A company called Farm Power based in Washington State is trying to stimulate rural farming communities in the Pacific Northwest. The idea is not new, taking waste from cattle and capturing the gas to burn for energy generation. The reason dairy farms aren’t doing this right now on there own is because of the high capital costs for commercial grade digesters that harvest the methane gas from manure.
Farm Power formed to meet business demand for biogas or manure power by utilizing dairy farmers waste products and preventing greenhouse gas emissions from entering the atmosphere. Farm Power takes on the risk of providing the equipment to digest and extract methane gas which they then burn for electricity and sell to local power companies they’ve brokered deals with.

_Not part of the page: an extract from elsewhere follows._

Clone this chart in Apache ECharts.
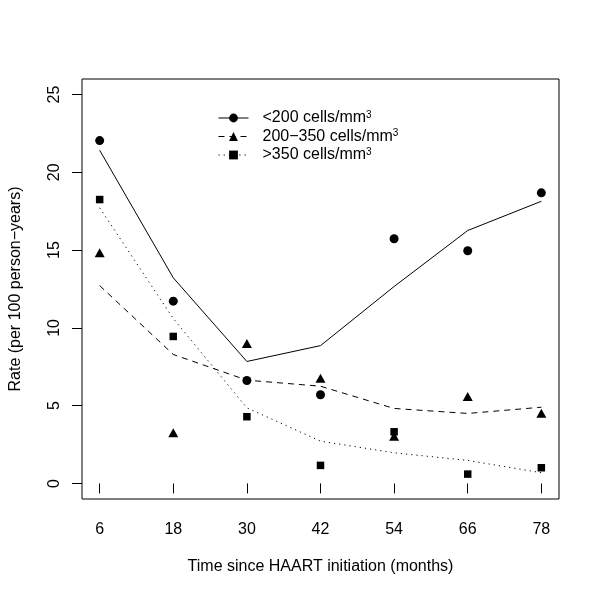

In general, dairy farming is a very sustainable form of farming because of the use of animals. Dairy farmers are aware of the value of manure produced by their cattle. Nutrient rich manure is used to re-fertilize the land which creates a closed loop because the nutrients are used and re-used in a continuos circle. However, storing and spreading out raw manure on a field can lead to some draw backs that include a foul odorous smell, runoff, and greenhouse gas emissions.
21st century technology can better utilize manure power to harness energy though. Specially designed digesters are basically an air tight tank thats heated to around the same temperature as a cows stomach (100 degrees). In those conditions, the bacteria that exists in the manure are excited and begin to chow down on the solids, thereby releasing methane gas. The gas rises to the top of the digester where it is captured and burned by a generator. There is also a feedback loop for excess heat that is routed back to the tank to maintain that perfect bacteria temperature of around 100 degrees.

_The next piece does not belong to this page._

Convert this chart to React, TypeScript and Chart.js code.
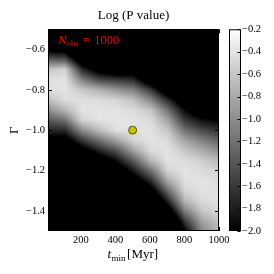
import React, { useEffect, useRef } from 'react';
import { Chart, registerables } from 'chart.js';
Chart.register(...registerables);

// Grid centres of the likelihood map
const tMin = [10, 109, 208, 307, 406, 505, 604, 703, 802, 901, 1000];
const gammaRows = [-0.5, -0.55, -0.6, -0.65, -0.7, -0.75, -0.8, -0.85, -0.9, -0.95, -1.0, -1.05, -1.1, -1.15, -1.2, -1.25, -1.3, -1.35, -1.4, -1.45, -1.5];

// Log(P value) per t_min column, rows top (-0.5) to bottom (-1.5)
const logP_t10 = [-3.6, -2.9, -2.1, -1.35, -0.6, -0.42, -0.42, -0.65, -1.0, -1.37, -1.73, -2.1, -2.5, -2.9, -3.3, -3.7, -4.1, -4.5, -4.9, -5.3, -5.7];
const logP_t109 = [-3.8, -3.0, -2.2, -1.4, -0.5, -0.4, -0.4, -0.45, -0.7, -1.2, -1.7, -2.2, -2.7, -3.2, -3.7, -4.2, -4.7, -5.2, -5.7, -6.2, -6.7];
const logP_t208 = [-4.4, -3.8, -3.1, -2.4, -1.7, -1.1, -0.6, -0.42, -0.4, -0.5, -1.0, -1.6, -2.2, -2.8, -3.4, -4.0, -4.6, -5.2, -5.8, -6.4, -7.0];
const logP_t307 = [-5.3, -4.6, -3.8, -3.0, -2.2, -1.5, -0.75, -0.45, -0.4, -0.4, -0.65, -1.2, -1.75, -2.3, -2.9, -3.5, -4.1, -4.7, -5.3, -5.9, -6.5];
const logP_t406 = [-5.4, -4.7, -4.0, -3.2, -2.4, -1.6, -0.95, -0.5, -0.4, -0.38, -0.42, -0.85, -1.4, -1.9, -2.4, -3.0, -3.6, -4.2, -4.8, -5.4, -6.0];
const logP_t505 = [-5.0, -4.4, -3.7, -3.0, -2.3, -1.7, -1.1, -0.65, -0.45, -0.4, -0.4, -0.5, -0.85, -1.35, -1.8, -2.3, -2.9, -3.5, -4.1, -4.7, -5.3];
const logP_t604 = [-6.0, -5.3, -4.6, -3.9, -3.2, -2.4, -1.6, -1.05, -0.6, -0.45, -0.4, -0.4, -0.45, -0.7, -1.2, -1.7, -2.2, -2.8, -3.4, -4.0, -4.6];
const logP_t703 = [-6.3, -5.7, -5.1, -4.5, -3.9, -3.2, -2.4, -1.7, -1.2, -0.85, -0.6, -0.45, -0.4, -0.4, -0.5, -0.8, -1.25, -1.75, -2.3, -2.9, -3.5];
const logP_t802 = [-6.0, -5.5, -5.0, -4.5, -4.0, -3.5, -3.0, -2.4, -1.95, -1.6, -1.2, -0.85, -0.6, -0.45, -0.4, -0.42, -0.5, -0.7, -1.1, -1.6, -2.0];
const logP_t901 = [-6.5, -6.0, -5.5, -5.0, -4.5, -4.0, -3.5, -3.0, -2.4, -1.9, -1.5, -1.1, -0.8, -0.55, -0.45, -0.4, -0.4, -0.45, -0.6, -0.85, -1.05];
const logP_t1000 = [-6.5, -6.0, -5.5, -5.0, -4.5, -4.0, -3.5, -2.9, -2.4, -2.0, -1.65, -1.3, -1.0, -0.7, -0.52, -0.45, -0.42, -0.42, -0.48, -0.6, -0.72];
const logPColumns = [logP_t10, logP_t109, logP_t208, logP_t307, logP_t406, logP_t505, logP_t604, logP_t703, logP_t802, logP_t901, logP_t1000];

const xTickValues = [200, 400, 600, 800, 1000];
const yTickValues = [-1.4, -1.2, -1.0, -0.8, -0.6];
const cbTickValues = [-2.0, -1.8, -1.6, -1.4, -1.2, -1.0, -0.8, -0.6, -0.4, -0.2];
const bestFit = [{ x: 500, y: -1.0 }];
const colorMin = -2.0;
const colorMax = -0.2;

const SERIF = "'Liberation Serif', 'DejaVu Serif', serif";
const fmt = (v: number) => (v < 0 ? '\u2212' : '') + Math.abs(v).toFixed(1);

const heatCells: any[] = [];
tMin.forEach((t, i) => {
  gammaRows.forEach((g, j) => {
    heatCells.push({ x: t, y: g, v: logPColumns[i][j], i, j });
  });
});

const heatmapPlugin = {
  id: 'heatmap',
  beforeDatasetsDraw(chart: any) {
    const ctx = chart.ctx as CanvasRenderingContext2D;
    const ca = chart.chartArea;
    const xs = chart.scales.x;
    const ys = chart.scales.y;
    const cells = chart.data.datasets[0].data as any[];
    const nx = tMin.length;
    const ny = gammaRows.length;
    const grid: number[][] = [];
    for (let i = 0; i < nx; i++) grid.push(new Array(ny).fill(colorMin));
    cells.forEach((c) => {
      grid[c.i][c.j] = c.v;
    });
    const cx = tMin.map((t) => xs.getPixelForValue(t));
    const cy = gammaRows.map((g) => ys.getPixelForValue(g));
    const L = Math.round(ca.left);
    const T = Math.round(ca.top);
    const W = Math.round(ca.right) - L;
    const H = Math.round(ca.bottom) - T;
    const img = ctx.createImageData(W, H);
    const locate = (arr: number[], p: number) => {
      const n = arr.length;
      const asc = arr[n - 1] > arr[0];
      if (asc ? p <= arr[0] : p >= arr[0]) return [0, 0, 0];
      if (asc ? p >= arr[n - 1] : p <= arr[n - 1]) return [n - 1, n - 1, 0];
      for (let k = 0; k < n - 1; k++) {
        const a = arr[k];
        const b = arr[k + 1];
        if ((p - a) * (p - b) <= 0) return [k, k + 1, (p - a) / (b - a)];
      }
      return [n - 1, n - 1, 0];
    };
    for (let py = 0; py < H; py++) {
      const [j0, j1, fy] = locate(cy, T + py + 0.5);
      for (let px = 0; px < W; px++) {
        const [i0, i1, fx] = locate(cx, L + px + 0.5);
        const v =
          grid[i0][j0] * (1 - fx) * (1 - fy) +
          grid[i1][j0] * fx * (1 - fy) +
          grid[i0][j1] * (1 - fx) * fy +
          grid[i1][j1] * fx * fy;
        let f = (v - colorMin) / (colorMax - colorMin);
        f = Math.max(0, Math.min(1, f));
        const g = Math.round(f * 255);
        const k = (py * W + px) * 4;
        img.data[k] = g;
        img.data[k + 1] = g;
        img.data[k + 2] = g;
        img.data[k + 3] = 255;
      }
    }
    ctx.putImageData(img, L, T);
  },
};

const decorPlugin = {
  id: 'decor',
  afterDraw(chart: any) {
    const ctx = chart.ctx as CanvasRenderingContext2D;
    const ca = chart.chartArea;
    const xs = chart.scales.x;
    const ys = chart.scales.y;
    const cb = chart.scales.cb;
    ctx.save();
    ctx.strokeStyle = '#000';
    ctx.lineWidth = 1;
    ctx.strokeRect(ca.left + 0.5, ca.top + 0.5, ca.right - ca.left - 1, ca.bottom - ca.top - 1);
    ctx.beginPath();
    xTickValues.forEach((v) => {
      const px = Math.round(xs.getPixelForValue(v)) + 0.5;
      ctx.moveTo(px, ca.bottom);
      ctx.lineTo(px, ca.bottom - 4);
      ctx.moveTo(px, ca.top);
      ctx.lineTo(px, ca.top + 4);
    });
    yTickValues.forEach((v) => {
      const py = Math.round(ys.getPixelForValue(v)) + 0.5;
      ctx.moveTo(ca.left, py);
      ctx.lineTo(ca.left + 4, py);
      ctx.moveTo(ca.right, py);
      ctx.lineTo(ca.right - 4, py);
    });
    ctx.stroke();

    // colorbar
    const cbx = ca.right + 10.5;
    const cbw = 11;
    const cbTop = cb.getPixelForValue(colorMax);
    const cbBot = cb.getPixelForValue(colorMin);
    const grad = ctx.createLinearGradient(0, cbTop, 0, cbBot);
    grad.addColorStop(0, '#ffffff');
    grad.addColorStop(1, '#000000');
    ctx.fillStyle = grad;
    ctx.fillRect(cbx, cbTop, cbw, cbBot - cbTop);
    ctx.strokeStyle = '#000';
    ctx.strokeRect(cbx, cbTop + 0.5, cbw, cbBot - cbTop - 1);
    ctx.beginPath();
    cbTickValues.forEach((v) => {
      const py = Math.round(cb.getPixelForValue(v)) + 0.5;
      ctx.moveTo(cbx + cbw, py);
      ctx.lineTo(cbx + cbw - 3, py);
    });
    ctx.stroke();

    // title
    ctx.fillStyle = '#000';
    ctx.font = `13px ${SERIF}`;
    ctx.textAlign = 'center';
    ctx.textBaseline = 'alphabetic';
    ctx.fillText('Log (P value)', (ca.left + ca.right) / 2, 19);

    // y label
    ctx.save();
    ctx.translate(18, (ca.top + ca.bottom) / 2);
    ctx.rotate(-Math.PI / 2);
    ctx.font = `13px ${SERIF}`;
    ctx.textAlign = 'center';
    ctx.fillText('\u0393', 0, 0);
    ctx.restore();

    // x label
    ctx.textAlign = 'left';
    let x = 107.5;
    ctx.font = `italic 13px ${SERIF}`;
    ctx.fillText('t', x, 258);
    x += ctx.measureText('t').width + 0.5;
    ctx.font = `9px ${SERIF}`;
    ctx.fillText('min', x, 261);
    x += ctx.measureText('min').width + 1.5;
    ctx.font = `13px ${SERIF}`;
    ctx.fillText('[Myr]', x, 258);

    // N_obs annotation
    ctx.fillStyle = '#ff0000';
    let nx = 58.3;
    ctx.font = `italic 12.5px ${SERIF}`;
    ctx.fillText('N', nx, 43.5);
    nx += ctx.measureText('N').width;
    ctx.font = `8.5px ${SERIF}`;
    ctx.fillText('obs', nx, 46);
    ctx.font = `12.5px ${SERIF}`;
    ctx.fillText('=', 82.5, 43.5);
    ctx.fillText('1000', 94.3, 43.5);
    ctx.restore();
  },
};

export default function App() {
  const ref = useRef<HTMLCanvasElement>(null);
  useEffect(() => {
    const canvas = ref.current!;
    const tickFont = { family: SERIF, size: 10.5 };
    const noGrid = { display: false, drawTicks: false, tickLength: 0 };
    const chart = new Chart(canvas, {
      type: 'scatter',
      data: {
        datasets: [
          {
            label: 'logP',
            data: heatCells,
            pointRadius: 0,
            pointHoverRadius: 0,
            showLine: false,
          } as any,
          {
            label: 'best',
            data: bestFit,
            pointRadius: 4,
            pointHoverRadius: 4,
            backgroundColor: '#c4c400',
            borderColor: '#3a3a00',
            borderWidth: 0.8,
          },
        ],
      },
      plugins: [heatmapPlugin, decorPlugin],
      options: {
        responsive: false,
        devicePixelRatio: 1,
        animation: false,
        events: [],
        layout: { padding: { top: 23, left: 0, right: 0, bottom: 0 } },
        plugins: { legend: { display: false }, tooltip: { enabled: false }, title: { display: false } },
        scales: {
          x: {
            type: 'linear',
            min: 10,
            max: 1000,
            afterBuildTicks: (s: any) => {
              s.ticks = xTickValues.map((v) => ({ value: v }));
            },
            afterFit: (s: any) => {
              s.height = 43;
            },
            ticks: { callback: (v: any) => String(v), font: tickFont, color: '#000', padding: 3, maxRotation: 0, autoSkip: false },
            grid: noGrid,
            border: { display: false },
          },
          y: {
            type: 'linear',
            position: 'left',
            min: -1.5,
            max: -0.5,
            afterBuildTicks: (s: any) => {
              s.ticks = yTickValues.map((v) => ({ value: v }));
            },
            afterFit: (s: any) => {
              s.width = 48;
            },
            ticks: { callback: (v: any) => fmt(Number(v)), font: tickFont, color: '#000', padding: 3, autoSkip: false },
            grid: noGrid,
            border: { display: false },
          },
          cb: {
            type: 'linear',
            position: 'right',
            min: colorMin,
            max: colorMax,
            afterBuildTicks: (s: any) => {
              s.ticks = cbTickValues.map((v) => ({ value: v }));
            },
            afterFit: (s: any) => {
              s.width = 55;
            },
            ticks: { callback: (v: any) => fmt(Number(v)), font: tickFont, color: '#000', padding: 23, autoSkip: false },
            grid: noGrid,
            border: { display: false },
          },
        },
      } as any,
    });
    return () => chart.destroy();
  }, []);
  return (
    <div style={{ position: 'fixed', left: 0, top: 0, width: 274, height: 274, background: '#fff' }}>
      <canvas ref={ref} width={274} height={274} style={{ width: 274, height: 274, display: 'block' }} />
    </div>
  );
}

Once raw manure has been processed for methane biogas, two by-products are left, one which the farmer can still use as fertilizer for their fields and a clean digested fiber substance which can used for gardening or as bedding for the cows.
As mentioned before, Farm Power makes money by generating the electricity and selling it to local power companies but they also make money by selling carbon offsets since they are substantially reducing greenhouse gases. The Federal Government also pays Farm Power in the form of tax credits because they are creating a renewable energy (biogas) by capturing methane from manure.

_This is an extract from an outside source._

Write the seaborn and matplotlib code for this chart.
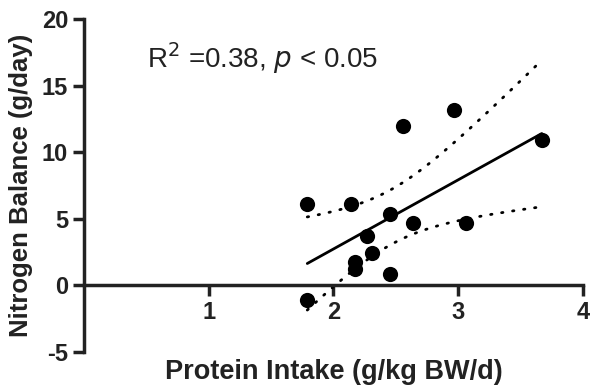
"""Nitrogen balance vs protein intake scatter with linear fit and 95% CI bands."""
import numpy as np
import matplotlib
matplotlib.use("Agg")
import matplotlib.pyplot as plt
import seaborn as sns

protein_intake = [1.79, 2.14, 2.56, 2.97, 3.67, 2.45, 2.64, 3.06, 2.27, 2.31, 2.17, 2.17, 2.45, 1.79]
nitrogen_balance = [6.15, 6.08, 12.0, 13.15, 10.9, 5.38, 4.65, 4.65, 3.7, 2.4, 1.75, 1.2, 0.83, -1.1]
x_ticks = [1, 2, 3, 4]
y_ticks = [-5, 0, 5, 10, 15, 20]
T_CRIT = 2.179  # t(0.975, df=12)

sns.set_theme(style="white")
plt.rcParams["font.family"] = ["Liberation Sans", "DejaVu Sans"]
plt.rcParams["axes.unicode_minus"] = False

x = np.array(protein_intake)
y = np.array(nitrogen_balance)
n = len(x)
slope, intercept = np.polyfit(x, y, 1)
resid = y - (slope * x + intercept)
s = np.sqrt(np.sum(resid ** 2) / (n - 2))
xs = np.linspace(x.min(), x.max(), 100)
fit = slope * xs + intercept
se = s * np.sqrt(1 / n + (xs - x.mean()) ** 2 / np.sum((x - x.mean()) ** 2))

fig = plt.figure(figsize=(5.9, 3.88), dpi=100)
ax = fig.add_axes([0.1424, 0.0928, 0.8456, 0.858])

sns.scatterplot(x=x, y=y, ax=ax, color="black", s=120, edgecolor="black", linewidth=0, zorder=3)
sns.lineplot(x=xs, y=fit, ax=ax, color="black", lw=2)
ax.plot(xs, fit + T_CRIT * se, color="black", lw=2, ls=(0, (0.5, 3.5)), dash_capstyle="round")
ax.plot(xs, fit - T_CRIT * se, color="black", lw=2, ls=(0, (0.5, 3.5)), dash_capstyle="round")

ax.set_xlim(0, 4)
ax.set_ylim(-5, 20)
ax.set_xticks(x_ticks)
ax.set_yticks(y_ticks)
ax.spines["bottom"].set_position(("data", 0))
ax.spines["top"].set_visible(False)
ax.spines["right"].set_visible(False)
for sp in ("left", "bottom"):
    ax.spines[sp].set_linewidth(2.5)
    ax.spines[sp].set_color("#222222")
ax.tick_params(axis="both", direction="out", length=8, width=2.5, color="#222222",
               labelsize=17, bottom=True, left=True)
for lab in ax.get_xticklabels() + ax.get_yticklabels():
    lab.set_fontweight("bold")
    lab.set_color("#222222")

ax.set_xlabel("Protein Intake (g/kg BW/d)", fontsize=19.5, fontweight="bold", color="#222222")
ax.set_ylabel("Nitrogen Balance (g/day)", fontsize=18.5, fontweight="bold", color="#222222", labelpad=6)
ax.xaxis.label.set_va("center")
ax.xaxis.set_label_coords(0.5, -0.06)

ax.text(0.505, 17.1, r"R$^2$ =0.38, $\it{p}$ < 0.05", fontsize=20, color="#222222", va="center")

fig.savefig("out.png", dpi=100)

According to Sustainable Business Oregon, the projects to build digesters cost around $3-$4 million a piece and generate around $500,000 a year in revenue. The digesters are typically paid for in about ten years and are built to last about 30 years. This type of business model is apparently attracting investors who are looking for long term returns.
Digesters are being used in Washington State and two more are currently set to come online in Oregon (with hopefully more to come in the future). Unlike other forms of renewable energy like ethanol derived from corn, this type of renewable gas from manure power does not reduce the food supply. If you ask me, these types of innovative solutions that promote renewable energy, prevent greenhouse gas emissions, and stimulate rural economies are just the kind of America we need to see more of. I am hopeful that green tech, green energy, and energy efficiency will lead the world on a path to economic prosperity and (in my opinion) Farm Power is a part of that future.